Массовые операции продлились 1,5 года и были остановлены директивой СНК и ЦК КП(б) 15 ноября 1938 г. Но репрессии продолжались, хотя и не с таким размахом, и в более поздний период.
В случае Азербайджана вершителями людских судеб в июле 1937 стали Ювельян Сумбатов-Топуридзе (наркомвнудел, председатель), Теймур Кулиев (председатель Верховного Суда) и Джангир Ахунд-заде (зав. Агитпропотделом ЦК).
Через несколько месяцев Ахунд-заде сам был арестован и расстрелян в апреле 1938 г. В ноябре 1937 г. пошел на повышение Т.Кулиев. В январе 1938 г. сняли с должности и отправили в Москву Сумбатова. Он смог вывернуться, и даже вернулся и стал замепредседателя Совета Министров Азербайджана. Но после падения Берия в июле 1953 г. его арестовали, и он сошел с ума и умер в психбольнице в августе 1960 г.
В начале 1938 в новую тройку вошли новый наркомвнудел Михаил Раев (Яков Каминский), 3-й секретарь ЦК АКП(б) Мир Теймур Якубов и от прокуратуры — Али Гусейнов. И как в предыдущем случае, один из членов тройки (Якубов) пошел на повышение, остальных «задвинули». Раев-Каминский, в частности, был арестован 12 ноября 1938 г. прямо в кабинете Багирова, и в дальнейшем расстрелян 4 марта 1939 года.

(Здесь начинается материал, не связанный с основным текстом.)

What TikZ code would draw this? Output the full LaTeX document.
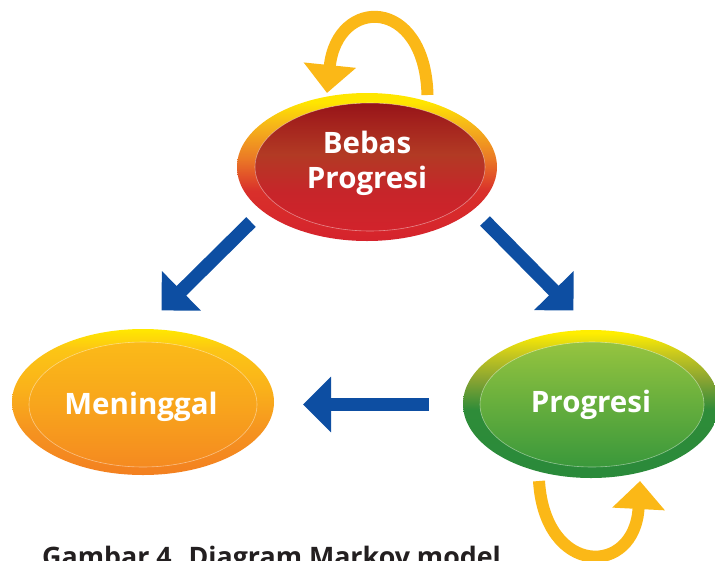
\documentclass[tikz,border=0pt]{standalone}
\usepackage{fontspec}
\setmainfont{Open Sans}
\usetikzlibrary{arrows.meta,shapes.geometric}
\definecolor{arrowblue}{HTML}{0D4EA2}
\definecolor{loopyellow}{HTML}{FBB817}
\definecolor{captiongray}{HTML}{231F20}
% Bebas colours
\definecolor{bO1}{HTML}{D5232C}
\definecolor{bO2}{HTML}{D9302B}
\definecolor{bO3}{HTML}{EB7A26}
\definecolor{bO4}{HTML}{F6B51A}
\definecolor{bO5}{HTML}{FFE600}
\definecolor{bI1}{HTML}{D2232B}
\definecolor{bI2}{HTML}{C7252A}
\definecolor{bI3}{HTML}{B23A24}
\definecolor{bI4}{HTML}{A3211D}
\definecolor{bI5}{HTML}{961418}
% Progresi colours
\definecolor{pO1}{HTML}{2A8A3A}
\definecolor{pO2}{HTML}{2E8C39}
\definecolor{pO3}{HTML}{86A332}
\definecolor{pO4}{HTML}{C8C81E}
\definecolor{pO5}{HTML}{FFEE00}
\definecolor{pI1}{HTML}{3A983B}
\definecolor{pI2}{HTML}{66AE3D}
\definecolor{pI3}{HTML}{96C43F}
% Meninggal colours
\definecolor{mO1}{HTML}{F38020}
\definecolor{mO2}{HTML}{F59320}
\definecolor{mO3}{HTML}{FAB21A}
\definecolor{mO4}{HTML}{FCC515}
\definecolor{mO5}{HTML}{FFE800}
\definecolor{mI1}{HTML}{F58A20}
\definecolor{mI2}{HTML}{F8A51C}
\definecolor{mI3}{HTML}{FBBA18}
\pgfdeclareverticalshading{bebasO}{100bp}{color(0bp)=(bO1); color(25bp)=(bO1); color(42bp)=(bO2); color(53bp)=(bO3); color(64bp)=(bO4); color(72bp)=(bO5); color(100bp)=(bO5)}
\pgfdeclareverticalshading{bebasI}{100bp}{color(0bp)=(bI1); color(25bp)=(bI1); color(40bp)=(bI2); color(55bp)=(bI3); color(68bp)=(bI4); color(75bp)=(bI5); color(100bp)=(bI5)}
\pgfdeclareverticalshading{progO}{100bp}{color(0bp)=(pO1); color(25bp)=(pO1); color(48bp)=(pO2); color(58bp)=(pO3); color(67bp)=(pO4); color(74bp)=(pO5); color(100bp)=(pO5)}
\pgfdeclareverticalshading{progI}{100bp}{color(0bp)=(pI1); color(25bp)=(pI1); color(50bp)=(pI2); color(75bp)=(pI3); color(100bp)=(pI3)}
\pgfdeclareverticalshading{menO}{100bp}{color(0bp)=(mO1); color(25bp)=(mO1); color(40bp)=(mO2); color(55bp)=(mO3); color(68bp)=(mO4); color(75bp)=(mO5); color(100bp)=(mO5)}
\pgfdeclareverticalshading{menI}{100bp}{color(0bp)=(mI1); color(25bp)=(mI1); color(50bp)=(mI2); color(75bp)=(mI3); color(100bp)=(mI3)}
\tikzset{
  outerell/.style={ellipse, inner sep=0pt, draw=none},
  innerell/.style={ellipse, inner sep=0pt, draw=white, draw opacity=0.45, line width=0.6pt},
  lbl/.style={anchor=base, text=white, font=\bfseries\fontsize{29.5}{35}\selectfont, inner sep=0pt},
  bluearrow/.style={draw=arrowblue, line width=13.5pt, -{Triangle[length=28pt,width=54pt]}},
  looparrow/.style={draw=loopyellow, line width=12pt, -{Triangle[length=28pt,width=51pt]}},
  captionstyle/.style={anchor=base west, text=captiongray, font=\bfseries\fontsize{26.8}{32}\selectfont, inner sep=0pt}
}
\begin{document}
\begin{tikzpicture}[x=1pt,y=-1pt]
\useasboundingbox (0,0) rectangle (715,560);
\clip (0,0) rectangle (715,560);
% Bebas Progresi
\node[outerell, shading=bebasO, minimum width=260pt, minimum height=148pt] (bebas) at (367,167) {};
\node[innerell, shading=bebasI, minimum width=230pt, minimum height=128pt] (bebasin) at (370,167) {};
\node[lbl] (bebas1) at (367,153) {Bebas};
\node[lbl] (bebas2) at (367,188) {Progresi};
% Progresi
\node[outerell, shading=progO, minimum width=256pt, minimum height=148pt] (prog) at (591,404) {};
\node[innerell, shading=progI, minimum width=224pt, minimum height=125pt] (progin) at (592,404.5) {};
\node[lbl] (progtxt) at (591,412) {Progresi};
% Meninggal
\node[outerell, shading=menO, minimum width=262pt, minimum height=146pt] (men) at (143,402) {};
\node[innerell, shading=menI, minimum width=228pt, minimum height=125pt] (menin) at (143,404.5) {};
\node[lbl] (mentxt) at (141,414) {Meninggal};
% blue arrows
\coordinate (a1s) at (251,222);
\coordinate (a1e) at (161.5,310.5);
\coordinate (a2s) at (485,221);
\coordinate (a2e) at (573.5,310.5);
\coordinate (a3s) at (429,404.5);
\coordinate (a3e) at (303,404.5);
\draw[bluearrow] (a1s) -- (a1e);
\draw[bluearrow] (a2s) -- (a2e);
\draw[bluearrow] (a3s) -- (a3e);
% yellow self loops
\coordinate (l1s) at (427.5,95);
\coordinate (l1e) at (327,93);
\coordinate (l2s) at (539,481);
\coordinate (l2e) at (640,481);
\draw[looparrow] (l1s) .. controls (425,-4) and (337,-4) .. (l1e);
\draw[looparrow] (l2s) .. controls (545,577) and (635,577) .. (l2e);
% caption
\node[captionstyle] (caption) at (42,566) {Gambar 4. Diagram Markov model};
\end{tikzpicture}
\end{document}
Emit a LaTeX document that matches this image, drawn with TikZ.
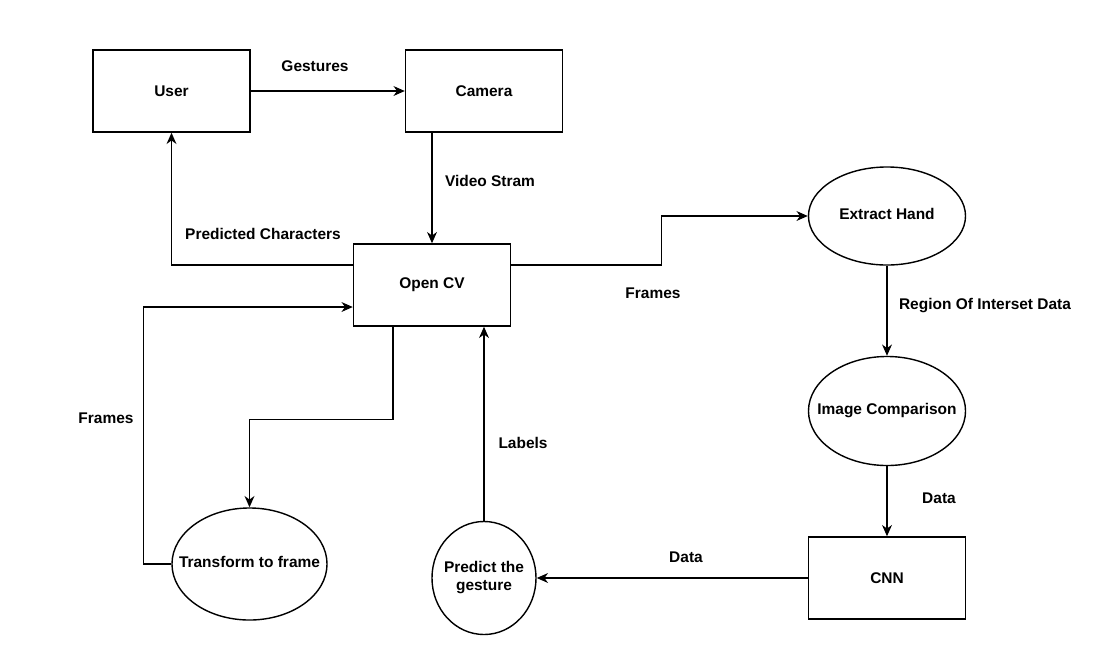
\documentclass[tikz,border=0pt]{standalone}
\usepackage{fontspec}
\setmainfont{Liberation Sans}
\usepackage{tikz}
\usetikzlibrary{
  arrows.meta,
  positioning,
  calc,
  shapes.geometric,
}

% text that does not widen the ellipse around it
\newcommand{\bubtext}[1]{\makebox[0pt]{\begin{tabular}{@{}c@{}}#1\end{tabular}}}

\begin{document}
\begin{tikzpicture}[
  x=0.025cm, y=-0.025cm,
  font=\fontsize{11}{13}\selectfont\bfseries,
  every node/.style={align=center},
  proc/.style={draw=black, line width=1pt, minimum width=3.925cm,
               minimum height=2.05cm, inner sep=0pt},
  bubble/.style={draw=black, line width=1pt, ellipse, inner sep=0pt},
  arrow/.style={-{Stealth[length=8pt, width=7pt, inset=2.5pt]}, line width=1pt},
]

\useasboundingbox (0,0) rectangle (1111,658);

% boxes
\node[proc] (user) at (171.5,91) {User};
\node[proc] (camera) at (484,91) {Camera};
\node[proc] (opencv) at (432,285) {Open CV};
\node[proc] (cnn) at (887,578) {CNN};

% ellipses
\node[bubble, minimum width=3.925cm, minimum height=2.45cm] (extract) at (887,216) {\bubtext{Extract Hand}};
\node[bubble, minimum width=3.925cm, minimum height=2.725cm] (compare) at (887,411) {\bubtext{Image Comparison}};
\node[bubble, minimum width=3.875cm, minimum height=2.8cm] (transform) at (249.5,564) {\bubtext{Transform to frame}};
\node[bubble, minimum width=2.6cm, minimum height=2.825cm] (predict) at (484,578) {\bubtext{Predict the\\gesture}};

% connectors
\draw[arrow] (user) -- (camera);
\draw[arrow] (opencv.north |- camera.south) -- (opencv.north);
\draw[arrow] ([yshift=0.5cm]opencv.west) -| (user.south);
\draw[arrow] (transform.west) -- ++(-28,0) |- ([yshift=-0.55cm]opencv.west);
\draw[arrow] ([xshift=-0.975cm]opencv.south) -- ++(0,93) -| (transform.north);
\draw[arrow] (predict.north) -- (predict.north |- opencv.south);
\draw[arrow] ([yshift=0.5cm]opencv.east) -- ++(150,0) |- (extract.west);
\draw[arrow] (extract) -- (compare);
\draw[arrow] (compare) -- (cnn);
\draw[arrow] (cnn) -- (predict);

% labels
\node (lgest) at (315,66) {Gestures};
\node (lvideo) at (490,181) {Video Stram};
\node (lpred) at (263,234) {Predicted Characters};
\node (lframesa) at (106,418) {Frames};
\node (llabels) at (523,443) {Labels};
\node (lframesb) at (653,293) {Frames};
\node (lroi) at (985,306) {Region Of Interset Data};
\node (ldataa) at (939,498) {Data};
\node (ldatab) at (686,557) {Data};

\end{tikzpicture}
\end{document}
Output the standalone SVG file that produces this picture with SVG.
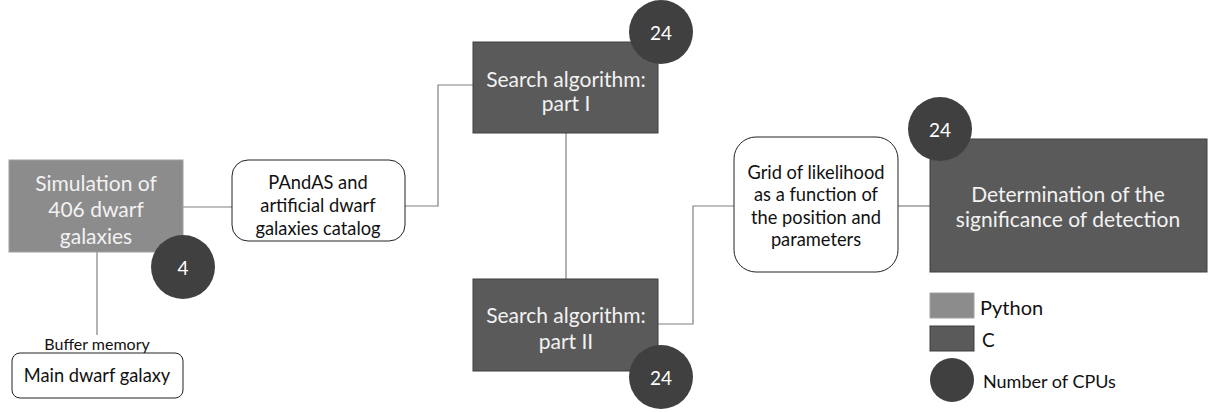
<svg xmlns="http://www.w3.org/2000/svg" width="1211" height="412" viewBox="0 0 1211 412">
<style>
text{font-family:Lato,"Open Sans","Liberation Sans",sans-serif;text-anchor:middle;dominant-baseline:central}
.py{fill:#8c8c8c;stroke:#a0a0a0;stroke-width:1}
.c{fill:#5a5a5a;stroke:#3f3f3f;stroke-width:1}
.cpu{fill:#404040}
.rb{fill:#fff;stroke:#222;stroke-width:1}
.conn{fill:none;stroke:#808080;stroke-width:1.2}
.w{fill:#f2f2f2;font-size:21px}
.b{fill:#111;font-size:18.3px}
.n{fill:#fff;font-size:19px}
.lg{fill:#111;font-size:19px;text-anchor:start}
</style>
<g id="connectors">
<path class="conn" d="M183,207 H232"/>
<path class="conn" d="M97,252 V335"/>
<path class="conn" d="M405,206 H438 V85 H473"/>
<path class="conn" d="M566,133 V279"/>
<path class="conn" d="M658,324 H693 V206 H734"/>
<path class="conn" d="M898,206 H930"/>
</g>
<g id="sim">
<rect class="py" x="9" y="160" width="174" height="92"/>
<text class="w" x="96" y="182">Simulation of</text>
<text class="w" x="96" y="208">406 dwarf</text>
<text class="w" x="96" y="235">galaxies</text>
</g>
<g id="cpu-sim">
<circle class="cpu" cx="183" cy="267" r="32"/>
<text class="n" x="183" y="267">4</text>
</g>
<g id="buffer">
<text class="b" x="97" y="343" style="font-size:16px">Buffer memory</text>
</g>
<g id="main">
<rect class="rb" x="12" y="353" width="171" height="45" rx="8"/>
<text class="b" x="97" y="375">Main dwarf galaxy</text>
</g>
<g id="pandas">
<rect class="rb" x="232" y="160" width="173" height="81" rx="16"/>
<text class="b" x="318" y="182">PAndAS and</text>
<text class="b" x="318" y="205">artificial dwarf</text>
<text class="b" x="318" y="228">galaxies catalog</text>
</g>
<g id="search1">
<rect class="c" x="473" y="42" width="185" height="91"/>
<text class="w" x="566" y="78">Search algorithm:</text>
<text class="w" x="566" y="102">part I</text>
</g>
<g id="cpu-s1">
<circle class="cpu" cx="661" cy="32" r="32"/>
<text class="n" x="661" y="32">24</text>
</g>
<g id="search2">
<rect class="c" x="473" y="279" width="185" height="92"/>
<text class="w" x="566" y="314">Search algorithm:</text>
<text class="w" x="566" y="340">part II</text>
</g>
<g id="cpu-s2">
<circle class="cpu" cx="661" cy="377" r="32"/>
<text class="n" x="661" y="377">24</text>
</g>
<g id="grid">
<rect class="rb" x="734" y="137" width="164" height="135" rx="22"/>
<text class="b" x="816" y="172">Grid of likelihood</text>
<text class="b" x="816" y="194">as a function of</text>
<text class="b" x="816" y="217">the position and</text>
<text class="b" x="816" y="239">parameters</text>
</g>
<g id="det">
<rect class="c" x="930" y="139" width="277" height="133"/>
<text class="w" x="1068" y="193">Determination of the</text>
<text class="w" x="1068" y="218">significance of detection</text>
</g>
<g id="cpu-det">
<circle class="cpu" cx="940" cy="129" r="32"/>
<text class="n" x="940" y="129">24</text>
</g>
<g id="legend">
<rect class="py" x="930" y="293" width="44" height="25"/>
<text class="lg" x="980" y="307" style="font-size:20px">Python</text>
<rect class="c" x="930" y="326" width="44" height="25"/>
<text class="lg" x="982" y="339">C</text>
<circle class="cpu" cx="952" cy="380" r="22"/>
<text class="lg" x="983" y="381" style="font-size:18px">Number of CPUs</text>
</g>
</svg>
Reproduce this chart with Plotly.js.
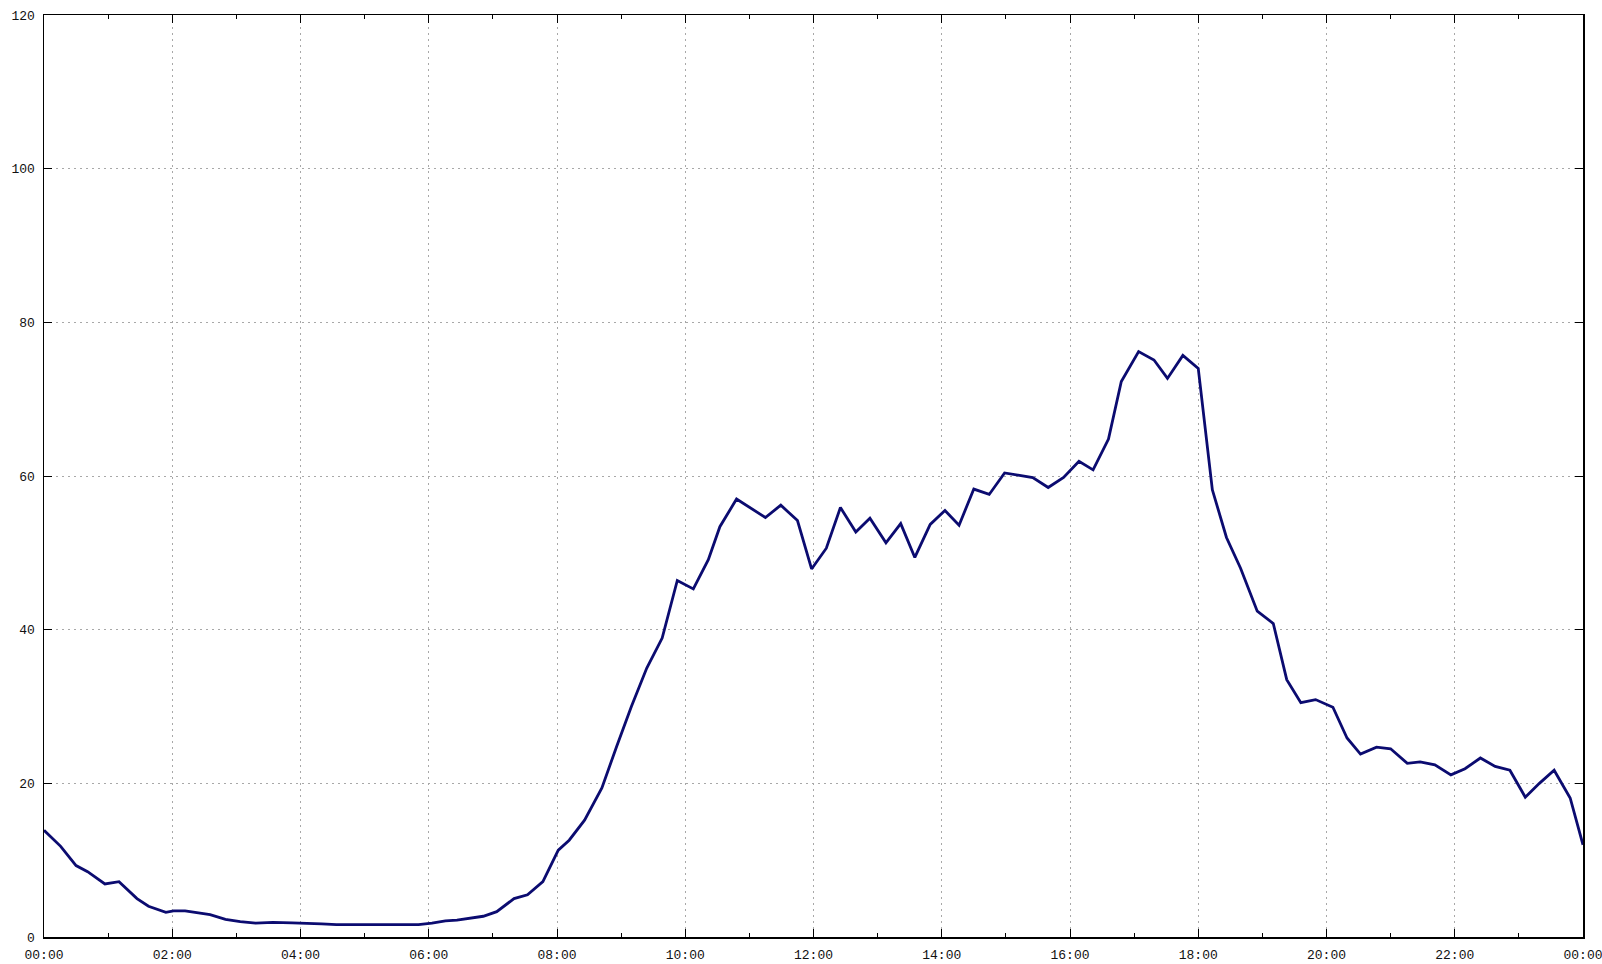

Якубов после падения Багирова стал первым секретарем ЦК АКП, а Кулиев дорос до председателя Совмина. После 1954 г. их понизили до директора завода и директора совхоза соответственно. В 1956-м исключили из партии «за грубые нарушения соцзаконности и активное содействие преступлениям Багирова». К уголовной ответственности за тысячи поломанных судеб их никто не привлек, все критику переадресовали М.Д.Багирову и нескольким бывшим сотрудникам НКВД.
Со времен суда над Багировым принято считать, что репрессии начались с 1935. Тем самым, «красный террор» в Азербайджане был искусственно превращен в «сталинский» и «багировский».
Но за несколько дней после Гянджинского восстания 1920 года было убито и арестовано больше людей, чем за весь 1937 г. По закономерности всех революций, исполнители массового «красного террора» 1920-х гг. впоследствии сами были репрессированы и долгое время преподносились обществу как невинные жертвы. Палачей судили по тем же меркам, что и их жертв, возведя на них ложные обвинения.
Азербайджан подвергся чудовищному, кровавому, бесчеловечному эксперименту. Жертвами его стали и «классовые враги» (дворянство и буржуазия), и рабочие с крестьянами, и идеалисты, не желавшие верить в империалистический характер «советизации» Азербайджана, и карьеристы всех мастей.